Nanotechnology and New Manufacturing
Nanotechnology works with materials and components only nanometres thick (billionths of a meter). Devices built at this minuscule scale are important for many types of advanced manufacturing today – especially in electronics, optics, and related industries.
Nanotechnology is a very recent industrial and academic field, as it has only been possible to work at these scales due to advances in microscopy, precision engineering, and computation. As such, the field is constantly innovating with new techniques and research horizons.
This latest step forward in nanotechnology manufacturing is one of many cutting-edge advances that will likely have real-world applications in the near future due to the field's rapid progression.
What is Heat Treatment?
The paper – published in Materials Science in Semiconductor Processing – describes a heat treatment deposition method for creating a tungsten oxide thin-film material.
The method used – hot filament chemical vapor deposition (HFCVD) – is an additive (or bottom-up) manufacturing method.
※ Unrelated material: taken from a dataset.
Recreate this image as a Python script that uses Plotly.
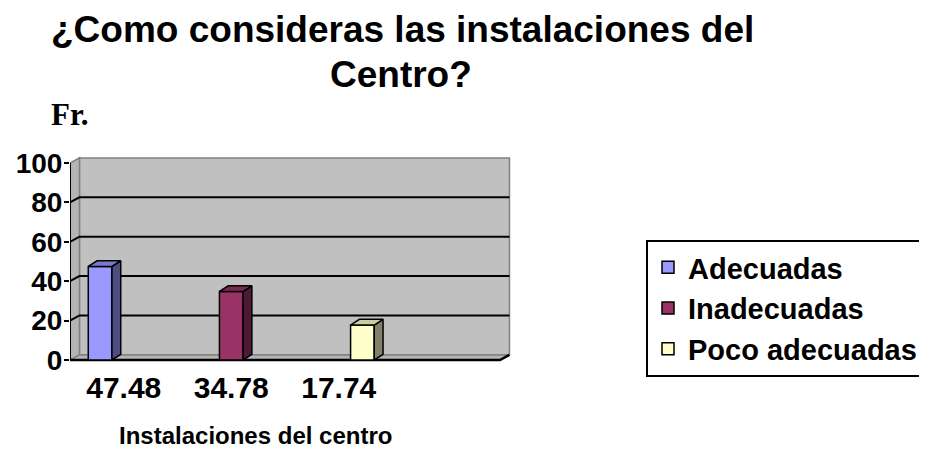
import plotly.graph_objects as go

# ---- data ----
categories = ["47.48", "34.78", "17.74"]
series = ["Adecuadas", "Inadecuadas", "Poco adecuadas"]
values = [47.48, 34.78, 17.74]
y_ticks = [0, 20, 40, 60, 80, 100]
title_lines = ["¿Como consideras las instalaciones del", "Centro?"]

# ---- styles ----
front_colors = ["#9999FF", "#993366", "#FFFFCC"]
side_colors = ["#4D4D80", "#4D1A33", "#80806A"]
top_colors = ["#7A7ACC", "#7A2952", "#CCCCA3"]
FONT = "Liberation Sans, Arial, sans-serif"

SLOT = 0.22            # bar width (category units)
DX, DY = 0.088, 2.6    # wall depth offset
BDX, BDY = 0.082, 2.9  # bar depth offset

# page body margin of the html page (browser default)
OX, OY = 8, 8
W, H = 927 - OX, 459 - OY
# plot area in figure pixels
L, R, T, B = 62, 505, 142, 354


def px(x_ref):
    return (x_ref - OX - L) / (R - L)


def py(y_ref):
    return (B - (y_ref - OY)) / (B - T)


fig = go.Figure()
n = len(series)
for k, (name, v) in enumerate(zip(series, values)):
    off = (k - (n - 1) / 2) * SLOT - SLOT / 2
    fig.add_trace(go.Bar(
        x=[k], y=[v], width=SLOT, offset=off, name=name,
        marker=dict(color=front_colors[k], line=dict(color="black", width=1.5)),
        hoverinfo="skip",
    ))

for k, v in enumerate(values):
    off = (k - (n - 1) / 2) * SLOT - SLOT / 2
    xl = k + off
    xr = xl + SLOT
    fig.add_trace(go.Scatter(
        x=[xr, xr, xr + BDX, xr + BDX, xr], y=[0, v, v + BDY, BDY, 0],
        mode="lines", fill="toself", fillcolor=side_colors[k],
        line=dict(color="black", width=1.5), showlegend=False, hoverinfo="skip",
    ))
    fig.add_trace(go.Scatter(
        x=[xl, xr, xr + BDX, xl + BDX, xl], y=[v, v, v + BDY, v + BDY, v],
        mode="lines", fill="toself", fillcolor=top_colors[k],
        line=dict(color="black", width=1.5), showlegend=False, hoverinfo="skip",
    ))

x0, x1 = -0.5, len(categories) + 0.5
shapes = [
    # back wall
    dict(type="rect", x0=x0 + DX, x1=x1 + DX, y0=DY, y1=100 + DY,
         fillcolor="#C0C0C0", line=dict(color="#808080", width=1.5), layer="below"),
    # left wall
    dict(type="path",
         path=f"M {x0},0 L {x0},100 L {x0 + DX},{100 + DY} L {x0 + DX},{DY} Z",
         fillcolor="#B4B4B4", line=dict(color="#808080", width=1.5), layer="below"),
    # floor
    dict(type="path",
         path=f"M {x0},0 L {x1},0 L {x1 + DX},{DY} L {x0 + DX},{DY} Z",
         fillcolor="#B4B4B4", line=dict(color="#808080", width=1.5), layer="below"),
]
for v in y_ticks[1:-1]:
    shapes.append(dict(type="path",
                       path=f"M {x0},{v} L {x0 + DX},{v + DY} L {x1 + DX},{v + DY}",
                       line=dict(color="black", width=2), layer="below"))
# floor front edge and left axis line
shapes.append(dict(type="path", path=f"M {x0},0 L {x1},0 L {x1 + DX},{DY}",
                   line=dict(color="black", width=2.5), layer="below"))
shapes.append(dict(type="line", x0=x0, x1=x0, y0=0, y1=100,
                   line=dict(color="black", width=2), layer="below"))

xr_right = x0 + (R - L) / 107.5
yunit = 197 / 100.0
zero_px = 352  # figure pixel of value 0

title_font = dict(family=FONT, size=37, weight="bold", color="black")
annotations = [
    dict(text=title_lines[0], x=px(402), y=py(29), xref="paper", yref="paper",
         xanchor="center", yanchor="middle", showarrow=False, font=title_font),
    dict(text=title_lines[1], x=px(401), y=py(74), xref="paper", yref="paper",
         xanchor="center", yanchor="middle", showarrow=False, font=title_font),
    dict(text="Fr.", x=px(49), y=py(114), xref="paper", yref="paper",
         xanchor="left", yanchor="middle", showarrow=False,
         font=dict(family="Liberation Serif, Times New Roman, serif", size=31,
                   weight="bold", color="black")),
    dict(text="Instalaciones del centro", x=px(255), y=py(435),
         xref="paper", yref="paper", xanchor="center", yanchor="middle",
         showarrow=False,
         font=dict(family=FONT, size=24, weight="bold", color="black")),
]

fig.update_layout(
    width=W, height=H,
    margin=dict(l=L, r=W - R, t=T, b=H - B, autoexpand=False),
    paper_bgcolor="white", plot_bgcolor="white",
    barmode="overlay",
    showlegend=True,
    font=dict(family=FONT, color="black"),
    xaxis=dict(
        range=[x0, xr_right], tickvals=list(range(len(categories))),
        ticktext=categories, showgrid=False, zeroline=False, showline=False,
        ticks="", tickfont=dict(family=FONT, size=30, weight="bold"),
        ticklabelstandoff=5, fixedrange=True,
    ),
    yaxis=dict(
        range=[-(B - zero_px) / yunit, (zero_px - T) / yunit],
        tickvals=y_ticks, ticks="outside", ticklen=5, tickwidth=1.5,
        tickcolor="black", showgrid=False, zeroline=False, showline=False,
        tickfont=dict(family=FONT, size=28, weight="bold"),
        ticklabelstandoff=-4, fixedrange=True,
    ),
    legend=dict(
        x=px(646), y=py(240), xanchor="left", yanchor="top",
        xref="paper", yref="paper",
        font=dict(family=FONT, size=29, weight="bold", color="black"),
        bordercolor="black", borderwidth=2, bgcolor="white",
    ),
    shapes=shapes,
    annotations=annotations,
)

fig.write_html("out.html")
Instead of chipping away at a material until the desired properties are achieved, tungsten oxide is “grown” into nanometer-thick films through chemical processes.
A hot filament is applied to a chemical mix in vapor form. Chemical reactions then begin to form tungsten oxide in a thin film on top of the substrate material.
How Do We Use Tungsten Oxide Thin Film Materials?
Tungsten oxide is a metal oxide semiconductor material with typical function transition properties. It is used in numerous precision sensing and semiconductor applications.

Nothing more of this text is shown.